My mother passed away last Wednesday. She left us peacefully, in her sleep.
Her death stands in stark contrast to the freewheeling life she led. Us kids, my oldest sister and me, were merely along for the ride.
Many that know me know that I cut off any relationship with my mom in high school. It wasn’t due to any lack of love, but I had my own self-preservation to think about. A decent life could not co-exist with my mom.
I’ve reacted to the news the way anyone would react to the death of a long-lost aunt or distant cousin. There’s that tickle in the brain when you lose someone you love but have no real relationship with: it hurts a little, but only a little.
I just finished reading The Grapes of Wrath, and in the book the character of Ma Joad becomes the head of the family after instability rocks the ground underneath the Joad men. Through her steady hand and strong will, Ma Joad becomes the solid foundation of the Joad “fambly” – despite the move cross-country to a state full of unknowns.
My own life has lacked one continuous “Ma Joad” figure. When I was young, my Grandma Bonnie (my mother’s mother) was there for me. As I grew up, my Grandma Maxine (my dad’s mother) and my Grandpa Bill (my mother’s grandfather) helped me along until I moved in with my dad right before high school. I needed the help because my own mother was the anti-Ma Joad: a constant source of chaos, instability, and high drama.

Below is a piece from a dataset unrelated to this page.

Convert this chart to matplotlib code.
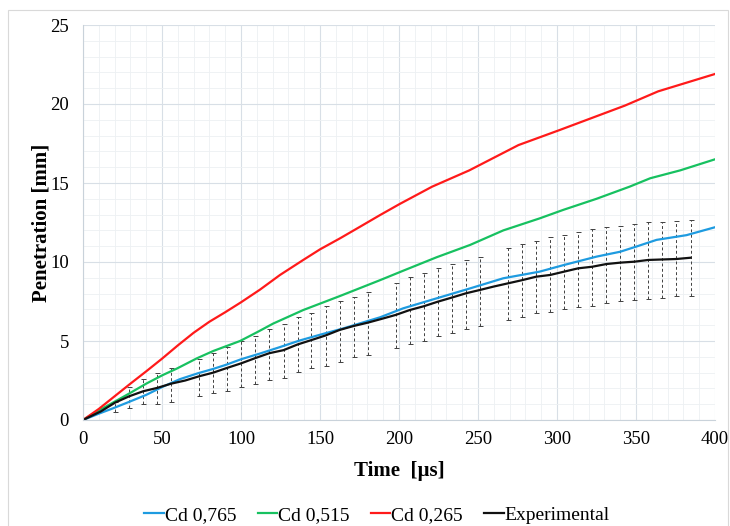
import matplotlib
matplotlib.use('Agg')
import matplotlib.pyplot as plt
from matplotlib.patches import Rectangle
from matplotlib.ticker import MultipleLocator

plt.rcParams['font.family'] = ['Liberation Serif', 'DejaVu Serif']

# Cd 0,765
t_blue = [0, 10.5, 19, 29.5, 40, 50.6, 61.2, 72.8, 82.3, 90.7, 100.2, 111.8, 124.5, 137.1, 149.8, 164.8, 188,
          202.7, 223.8, 245, 266, 289, 304, 325, 340, 350, 363, 382, 400]
p_blue = [0, 0.42, 0.74, 1.16, 1.59, 2.11, 2.58, 2.96, 3.23, 3.5, 3.85, 4.2, 4.61, 5.03, 5.39, 5.8, 6.5,
          7.07, 7.7, 8.33, 8.97, 9.39, 9.8, 10.34, 10.65, 10.97, 11.4, 11.7, 12.2]

# Cd 0,515
t_green = [0, 10, 29.5, 40, 50.6, 59.3, 72, 82.5, 99.4, 111, 120.3, 139.4, 162.7, 188,
           202.7, 223.8, 245, 266, 289, 304, 325, 346, 359, 378, 400]
p_green = [0, 0.6, 1.69, 2.3, 2.85, 3.25, 3.9, 4.37, 5.0, 5.6, 6.1, 6.96, 7.85, 8.85,
           9.45, 10.3, 11.08, 12.0, 12.76, 13.3, 14.0, 14.77, 15.3, 15.8, 16.5]

# Cd 0,265
t_red = [0, 10, 20, 30, 40, 50, 60, 70, 80, 90, 100, 112, 124.7, 139.4, 150, 162.7, 175.3, 188,
         200.4, 221, 244.5, 275.6, 301.6, 343, 364, 400]
p_red = [0, 0.7, 1.5, 2.3, 3.08, 3.88, 4.72, 5.52, 6.22, 6.82, 7.45, 8.25, 9.18, 10.13, 10.8, 11.5, 12.23, 12.97,
         13.67, 14.77, 15.8, 17.4, 18.35, 19.9, 20.8, 21.9]

# Experimental
t_exp = [0, 11.4, 20.3, 29.2, 38.1, 46.9, 55.8, 64.7, 73.6, 82.5, 91.3, 100.2, 109.1, 118.0, 126.9, 135.8,
         144.6, 153.5, 162.4, 171.3, 180.2, 189.0, 197.9, 206.8, 215.7, 224.6, 233.5, 242.4, 251.2, 260.1,
         269.0, 277.9, 286.8, 295.7, 304.5, 313.4, 322.3, 331.2, 340.1, 349.0, 357.8, 366.7, 375.6, 384.5]
p_exp = [0, 0.55, 1.1, 1.5, 1.82, 2.03, 2.3, 2.5, 2.77, 3.0, 3.3, 3.59, 3.92, 4.23, 4.42, 4.78,
         5.06, 5.35, 5.7, 5.95, 6.16, 6.4, 6.65, 6.96, 7.2, 7.49, 7.75, 8.02, 8.23, 8.45,
         8.65, 8.85, 9.07, 9.18, 9.39, 9.6, 9.7, 9.87, 9.96, 10.02, 10.13, 10.16, 10.19, 10.27]

# error bars (experimental scatter)
t_err = [20.3, 29.2, 38.1, 46.9, 55.8, 73.6, 82.5, 91.3, 100.2, 109.1, 118.0, 126.9, 135.8, 144.6, 153.5,
         162.4, 171.3, 180.2, 197.9, 206.8, 215.7, 224.6, 233.5, 242.4, 251.2, 269.0, 277.9, 286.8, 295.7,
         304.5, 313.4, 322.3, 331.2, 340.1, 349.0, 357.8, 366.7, 375.6, 384.5]
err_top = [1.16, 2.11, 2.57, 2.99, 3.27, 3.84, 4.22, 4.64, 5.02, 5.32, 5.74, 6.08, 6.5, 6.75, 7.22,
           7.55, 7.8, 8.12, 8.65, 9.07, 9.32, 9.6, 9.87, 10.13, 10.34, 10.87, 11.12, 11.35, 11.56,
           11.71, 11.88, 12.07, 12.23, 12.3, 12.4, 12.53, 12.55, 12.6, 12.64]
err_bot = [0.49, 0.78, 1.01, 1.01, 1.16, 1.54, 1.69, 1.86, 2.11, 2.28, 2.53, 2.64, 3.06, 3.27, 3.44,
           3.69, 3.97, 4.11, 4.54, 4.81, 5.02, 5.34, 5.53, 5.74, 5.97, 6.33, 6.5, 6.75, 6.82,
           7.0, 7.17, 7.22, 7.38, 7.53, 7.6, 7.66, 7.74, 7.85, 7.87]

fig = plt.figure(figsize=(7.3, 5.26), dpi=100)
ax = fig.add_axes([83/730, 1-420/526, 632/730, 395/526])

# chart area border
fig.patches.append(Rectangle((8/730, -0.1), 720/730, 1.1-10/526, transform=fig.transFigure,
                             fill=False, edgecolor='#D9D9D9', lw=0.8))

mid = [(a + b) / 2 for a, b in zip(err_top, err_bot)]
yerr = [[m - b for m, b in zip(mid, err_bot)], [t - m for t, m in zip(err_top, mid)]]
eb = ax.errorbar(t_err, mid, yerr=yerr, fmt='none', ecolor='#404040', elinewidth=0.7, capsize=1.8, capthick=0.7)
eb[2][0].set_linestyle((0, (3, 2.5)))

ax.plot(t_blue, p_blue, color='#1E9BE0', lw=1.6, label='Cd 0,765')
ax.plot(t_green, p_green, color='#17C160', lw=1.6, label='Cd 0,515')
ax.plot(t_red, p_red, color='#FF1A1A', lw=1.6, label='Cd 0,265')
ax.plot(t_exp, p_exp, color='#111111', lw=1.6, label='Experimental')

ax.set_xlim(0, 400)
ax.set_ylim(0, 25)
ax.xaxis.set_major_locator(MultipleLocator(50))
ax.yaxis.set_major_locator(MultipleLocator(5))
ax.xaxis.set_minor_locator(MultipleLocator(10))
ax.yaxis.set_minor_locator(MultipleLocator(1))
ax.grid(which='major', color='#D8DFE6', lw=0.8)
ax.grid(which='minor', color='#EDF0F3', lw=0.6)
ax.set_axisbelow(True)
for s in ['top', 'right']:
    ax.spines[s].set_visible(False)
for s in ['left', 'bottom']:
    ax.spines[s].set_color('#C9D2DA')
ax.tick_params(which='both', length=0, labelsize=13.5)
ax.tick_params(axis='y', pad=10)
ax.tick_params(axis='x', pad=8)

ax.set_xlabel('Time  [µs]', fontsize=15, fontweight='bold', labelpad=9)
ax.set_ylabel('Penetration [mm]', fontsize=15, fontweight='bold', labelpad=-1)

fig.legend(loc='center', bbox_to_anchor=(377/730, 1-515/526), ncol=4, frameon=False, fontsize=14,
           handlelength=1.0, handletextpad=0.05, columnspacing=1.1)

fig.savefig('out.png', dpi=100)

But all that is gone, now.
My sister gave me an old photo album Monday night, when her, my grandma, and me paid respects to my mom in our own, traditional way. Inside were pictures from when my parents were still together and I was a newborn. These pictures, combined with many others I have from my childhood, reveal the chimera that was my mother. Sweet, fun-loving, easy to laugh – this is what I remember and saw in those pictures. In fact, it’s obvious that she cared about me as a baby. Then there was the ugly side.
Which is why looking through the pictures points out my mom’s tragedy. A person so vibrant and so happy eventually ruined her own life with drugs and alcohol. Things could have been so much different.
As it was, I never had that sense of “fambly” or stability that I read about in Grapes. I attended 10 different elementary schools, three in the 5th grade, and four different junior highs. We lived in more houses and apartments that I can remember. We were homeless for a while. Life was a whirlwind, and that kind of living has a tremendous effect on kids.
So there are other things, besides pictures, that my mother left us. For myself, I’ve learned over the years that I have a neurotic attachment to stability. I have my schedule, and my routine, and I hate it when things don’t go “according to plan.” I show up early, and I fucking hate moving. The direct result of my mother’s chaotic life was an aversion to chaos; I swung toward order and ritual, and I swung hard.
My sister – my poor, poor sister – is another story entirely. She bore the full brunt of my mother’s behavior, and she deals with the consequences ever day. And because she never left my mother behind, my sister is having the most trouble dealing with my mom’s death.
But even she said, at dinner the other night, “I kind of feel relieved.”
This is the legacy of my mom. Being with her was like living in Florida, knowing there’s a high possibility that a strong hurricane would come and blow your shit out to sea.
I chose to up and move to my dad’s when I was 14, in search of a stable household and a parent who didn’t abuse themself or those around them, but I’m sure in some ways my mom never left me. She was always outside the boarded-up windows I built for myself, howling away and wrecking havok.
It’s sad that we all feel relieved now that she’s dead, because we should be feeling something else. Not sadness, not peace, but that we lost something important to our lives.
That’s not how it happened, and so I haven’t felt much at all in the week since she’s been gone. I did such a good job of keeping her out of my life for the past few years that I didn’t really lose anything when she passed. She was gone to begin with, in my eyes.
Now she’s finally at peace. And so am I.